Introduction: Connexin 43 (Cx43) gap junctions allow rapid communication of signals between cardiomyocytes. Loss of Cx43 gap junction coupling contributes to arrhythmogenesis. GJA1-20k, a truncated internally translated isoform of the Cx43 gene GJA1 , is necessary for full length Cx43 trafficking to intercalated discs for gap junction formation. GJA1-20k stabilizes actin filaments, necessary for the Cx43 delivery highway. The mechanism of GJA1-20k interaction with actin, while essential for gap junction formation, is still not known. Methods: Cell free individual actin dynamics were observed by TIRF microscopy. For real time imaging of actin nucleation and polymerization, glass bottom chamber slides were pre-incubated with 100nM N-ethylmaleimide myosin and loaded with Alexa Fluor 488-conjugated actin (Thermo Fisher) with GJA1-20k in ATP containing buffer. Actin binding assays were performed using a spin-down assay kit (Cytoskeleton, Inc.). Actin polymerization was studied by using pyrene labeled actin (Cytoskeleton, Inc.). Results: Cell free biochemical binding assays show that GJA1-20k binds to G-actin molecules, nucleating de novo actin clusters yet also surprisingly preventing G-actin polymerization. Pyrene actin assays further confirm that GJA1-20k alone does not promote polymerization. Cell free TIRF imaging also reveals that GJA1-20k promotes the formation of de novo G-actin clusters (Figure 1).
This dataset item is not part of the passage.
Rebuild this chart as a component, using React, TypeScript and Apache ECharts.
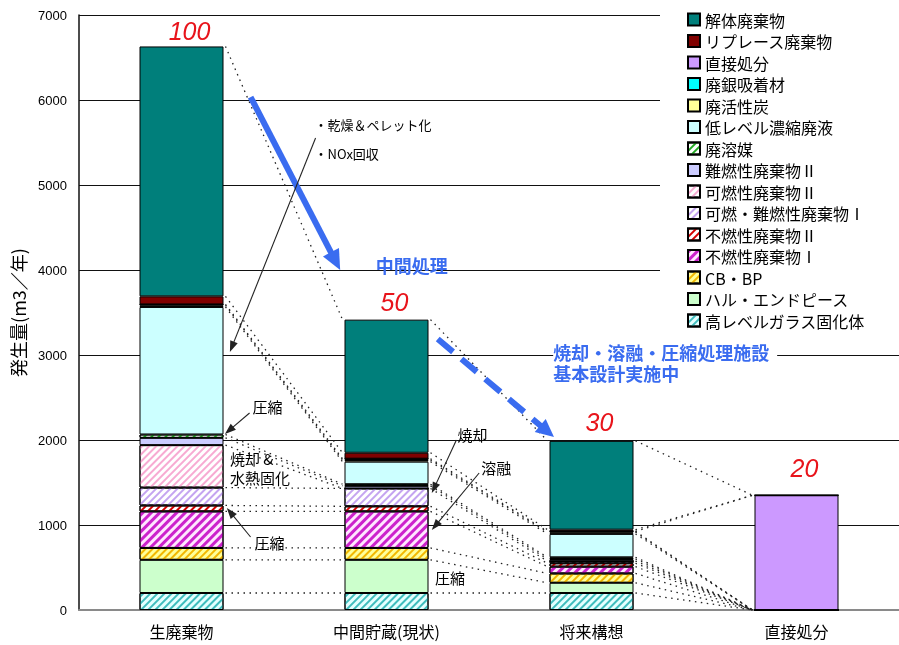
import React, { useEffect, useRef } from 'react';
import * as echarts from 'echarts';

// Annual radioactive waste volumes (m3/year) per stage
const categories = ['生廃棄物', '中間貯蔵(現状)', '将来構想', '直接処分'];

const glassWaste = [200, 200, 200, 0];
const hullEndPiece = [390, 390, 120, 0];
const cbBp = [140, 140, 110, 0];
const nonCombustible1 = [430, 430, 80, 0];
const nonCombustible2 = [70, 60, 40, 0];
const combustibleMixed1 = [210, 210, 25, 0];
const combustible2 = [500, 0, 0, 0];
const flameRetardant2 = [85, 30, 25, 0];
const spentSolvent = [40, 20, 20, 0];
const lowLevelLiquid = [1500, 265, 275, 0];
const spentCarbon = [20, 20, 20, 0];
const silverAdsorbent = [10, 15, 10, 0];
const directDisposal = [0, 0, 0, 1350];
const replacementWaste = [95, 70, 20, 0];
const demolitionWaste = [2940, 1566, 1045, 0];

// Relative volume (raw waste = 100) printed above each column
const shareLabels = ['100', '50', '30', '20'];

const yMax = 7000;
const yStep = 1000;

type Layer = { name: string; data: number[]; color: string; stripe?: string; stripeW?: number };

// bottom → top stacking order
const layers: Layer[] = [
  { name: '高レベルガラス固化体', data: glassWaste, color: '#e4ffff', stripe: '#3fbcbc' },
  { name: 'ハル・エンドピース', data: hullEndPiece, color: '#ccffcc' },
  { name: 'CB・BP', data: cbBp, color: '#ffff99', stripe: '#f2b800' },
  { name: '不燃性廃棄物Ⅰ', data: nonCombustible1, color: '#ffe6ff', stripe: '#cc22cc', stripeW: 3 },
  { name: '不燃性廃棄物Ⅱ', data: nonCombustible2, color: '#ffffff', stripe: '#d40000' },
  { name: '可燃・難燃性廃棄物Ⅰ', data: combustibleMixed1, color: '#ffffff', stripe: '#c4a4f0' },
  { name: '可燃性廃棄物Ⅱ', data: combustible2, color: '#ffffff', stripe: '#f7aad2' },
  { name: '難燃性廃棄物Ⅱ', data: flameRetardant2, color: '#ccccff' },
  { name: '廃溶媒', data: spentSolvent, color: '#ffffff', stripe: '#22aa22' },
  { name: '低レベル濃縮廃液', data: lowLevelLiquid, color: '#ccffff' },
  { name: '廃活性炭', data: spentCarbon, color: '#ffff99' },
  { name: '廃銀吸着材', data: silverAdsorbent, color: '#00ffff' },
  { name: '直接処分', data: directDisposal, color: '#cc99ff' },
  { name: 'リプレース廃棄物', data: replacementWaste, color: '#800000' },
  { name: '解体廃棄物', data: demolitionWaste, color: '#007f7b' },
];

// Annotations, placed in axis space: [category position, value]
type Pt = [number, number];
const arrows: { from: Pt; to: Pt; kind: 'blue' | 'blueDash' | 'thin' }[] = [
  { from: [0.337, 6035], to: [0.774, 4000], kind: 'blue' },
  { from: [1.25, 3188], to: [1.817, 2035], kind: 'blueDash' },
  { from: [0.654, 5553], to: [0.236, 3035], kind: 'thin' },
  { from: [0.332, 2318], to: [0.212, 2071], kind: 'thin' },
  { from: [0.337, 859], to: [0.221, 1200], kind: 'thin' },
  { from: [1.341, 2000], to: [1.221, 1376], kind: 'thin' },
  { from: [1.452, 1612], to: [1.221, 941], kind: 'thin' },
];

const notes: { text: string; at: Pt; kind: 'small' | 'note' | 'blue' | 'blueBox' }[] = [
  { text: '・乾燥＆ペレット化', at: [0.649, 5706], kind: 'small' },
  { text: '・NOx回収', at: [0.649, 5376], kind: 'small' },
  { text: '圧縮', at: [0.346, 2400], kind: 'note' },
  { text: '焼却 &', at: [0.236, 1788], kind: 'note' },
  { text: '水熱固化', at: [0.236, 1553], kind: 'note' },
  { text: '圧縮', at: [0.356, 800], kind: 'note' },
  { text: '焼却', at: [1.346, 2059], kind: 'note' },
  { text: '溶融', at: [1.462, 1671], kind: 'note' },
  { text: '圧縮', at: [1.236, 388], kind: 'note' },
  { text: '中間処理', at: [0.947, 4059], kind: 'blue' },
  { text: '焼却・溶融・圧縮処理施設', at: [1.813, 3040], kind: 'blueBox' },
  { text: '基本設計実施中', at: [1.813, 2785], kind: 'blue' },
];

const JP = "'Noto Sans CJK JP', 'Noto Sans', sans-serif";
const LAT = "'Liberation Sans', Arial, sans-serif";
const BAR_W = 84;
const BLUE = '#3a6cf0';

function arrowEls(p1: number[], p2: number[], color: string, width: number, headLen: number, headW: number, dash?: number[]) {
  const dx = p2[0] - p1[0];
  const dy = p2[1] - p1[1];
  const len = Math.hypot(dx, dy);
  const ux = dx / len;
  const uy = dy / len;
  const bx = p2[0] - ux * headLen;
  const by = p2[1] - uy * headLen;
  const nx = -uy;
  const ny = ux;
  return [
    {
      type: 'line',
      silent: true,
      z: 20,
      shape: { x1: p1[0], y1: p1[1], x2: bx + ux * 2, y2: by + uy * 2 },
      style: { stroke: color, lineWidth: width, lineDash: dash || null },
    },
    {
      type: 'polygon',
      silent: true,
      z: 20,
      shape: {
        points: [
          [p2[0], p2[1]],
          [bx + (nx * headW) / 2, by + (ny * headW) / 2],
          [bx - (nx * headW) / 2, by - (ny * headW) / 2],
        ],
      },
      style: { fill: color },
    },
  ];
}

export default function App() {
  const ref = useRef<HTMLDivElement>(null);

  useEffect(() => {
    if (!ref.current) return;
    const chart = echarts.init(ref.current, undefined, { renderer: 'svg' });

    const series = layers.map((l) => ({
      name: l.name,
      type: 'bar',
      stack: 'total',
      barWidth: BAR_W,
      data: l.data,
      emphasis: { disabled: true },
      itemStyle: {
        color: l.color,
        borderColor: '#000',
        borderWidth: 1,
        decal: l.stripe
          ? {
              symbol: 'rect',
              symbolSize: 1,
              color: l.stripe,
              dashArrayX: [1, 0],
              dashArrayY: [l.stripeW || 2, 3],
              rotation: -Math.PI / 4,
            }
          : undefined,
      },
    }));

    chart.setOption({
      animation: false,
      grid: { left: 79, top: 15, width: 832, height: 595, containLabel: false },
      legend: {
        data: layers.map((l) => l.name).reverse(),
        orient: 'vertical',
        left: 660,
        top: 0,
        padding: [11, 60, 6, 27],
        itemWidth: 12,
        itemHeight: 12,
        itemGap: 4.5,
        icon: 'rect',
        backgroundColor: '#ffffff',
        selectedMode: false,
        textStyle: { fontSize: 16, lineHeight: 17, color: '#000', fontFamily: JP },
      },
      xAxis: {
        type: 'category',
        data: categories,
        axisTick: { show: false },
        axisLine: { lineStyle: { color: '#8a8a8a', width: 2 } },
        axisLabel: { fontSize: 16, color: '#000', margin: 13, fontFamily: JP },
      },
      yAxis: {
        type: 'value',
        min: 0,
        max: yMax,
        interval: yStep,
        name: '発生量(m3／年)',
        nameLocation: 'middle',
        nameGap: 49,
        nameTextStyle: { fontSize: 18, color: '#000', fontFamily: JP },
        axisLine: { show: true, lineStyle: { color: '#111', width: 1.5 } },
        axisTick: { show: false },
        axisLabel: {
          fontSize: 13,
          color: '#000',
          margin: 12,
          fontFamily: LAT,
          formatter: (v: number) => String(v),
        },
        splitLine: { lineStyle: { color: '#111', width: 1 } },
      },
      series,
    });

    // pixel helpers driven by the axes
    const cx0 = chart.convertToPixel({ xAxisIndex: 0 }, categories[0]) as number;
    const cx1 = chart.convertToPixel({ xAxisIndex: 0 }, categories[1]) as number;
    const toX = (c: number) => cx0 + (cx1 - cx0) * c;
    const toY = (v: number) => chart.convertToPixel({ yAxisIndex: 0 }, v) as number;
    const half = BAR_W / 2;

    const graphics: any[] = [];

    // cumulative stack boundaries per column
    const bounds = categories.map((_, ci) => {
      let acc = 0;
      const b = [0];
      layers.forEach((l) => {
        acc += l.data[ci];
        b.push(acc);
      });
      return b;
    });

    // dotted connectors between neighbouring columns
    for (let ci = 0; ci < categories.length - 1; ci++) {
      for (let k = 1; k <= layers.length; k++) {
        const a = layers[k - 1].data[ci];
        const b = layers[k - 1].data[ci + 1];
        if (a === 0 && b === 0) continue;
        graphics.push({
          type: 'line',
          silent: true,
          z: 5,
          shape: {
            x1: toX(ci) + half + 2,
            y1: toY(bounds[ci][k]),
            x2: toX(ci + 1) - half - 2,
            y2: toY(bounds[ci + 1][k]),
          },
          style: { stroke: '#222', lineWidth: 1.3, lineDash: [1.5, 4.5] },
        });
      }
    }

    // share labels above each column
    const lift = [15, 18, 19, 27];
    categories.forEach((_, ci) => {
      const total = bounds[ci][layers.length];
      graphics.push({
        type: 'text',
        silent: true,
        z: 30,
        x: toX(ci) + 8,
        y: toY(total) - lift[ci],
        style: {
          text: shareLabels[ci],
          fill: '#e8141b',
          fontSize: 25,
          fontStyle: 'italic',
          fontFamily: LAT,
          align: 'center',
          verticalAlign: 'middle',
        },
      });
    });

    arrows.forEach((a) => {
      const p1 = [toX(a.from[0]), toY(a.from[1])];
      const p2 = [toX(a.to[0]), toY(a.to[1])];
      if (a.kind === 'blue') graphics.push(...arrowEls(p1, p2, BLUE, 6, 20, 18));
      else if (a.kind === 'blueDash') graphics.push(...arrowEls(p1, p2, BLUE, 6, 18, 17, [20, 11]));
      else graphics.push(...arrowEls(p1, p2, '#222', 1.1, 11, 8));
    });

    notes.forEach((n) => {
      const base: any = {
        text: n.text,
        fill: '#000',
        fontFamily: JP,
        align: 'left',
        verticalAlign: 'middle',
      };
      if (n.kind === 'small') Object.assign(base, { fontSize: 13 });
      if (n.kind === 'note') Object.assign(base, { fontSize: 15 });
      if (n.kind === 'blue' || n.kind === 'blueBox')
        Object.assign(base, { fontSize: 18, fontWeight: 'bold', fill: BLUE });
      if (n.kind === 'blueBox') Object.assign(base, { backgroundColor: '#fff', padding: [0, 8, 0, 0] });
      graphics.push({
        type: 'text',
        silent: true,
        z: 30,
        x: toX(n.at[0]),
        y: toY(n.at[1]),
        style: base,
      });
    });

    chart.setOption({ graphic: graphics });

    return () => chart.dispose();
  }, []);

  return <div ref={ref} style={{ position: 'fixed', left: 0, top: 0, width: 899, height: 645 }} />;
}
Once a critical degree of nucleation is present however, polymerization occurs at a rate that promotes the formation of thicker actin fibers. Because GJA1-20k preferentially supports nucleation over polymerization, GJA1-20k introduces novel foci of new actin growth that, when a critical mass is present, rapidly overflows to polymerization. Conclusions: GJA1-20k nucleates de novo actin clusters, and thus is able to seed novel cytoskeleton growth patterns, dictating the direction of gap junction delivery.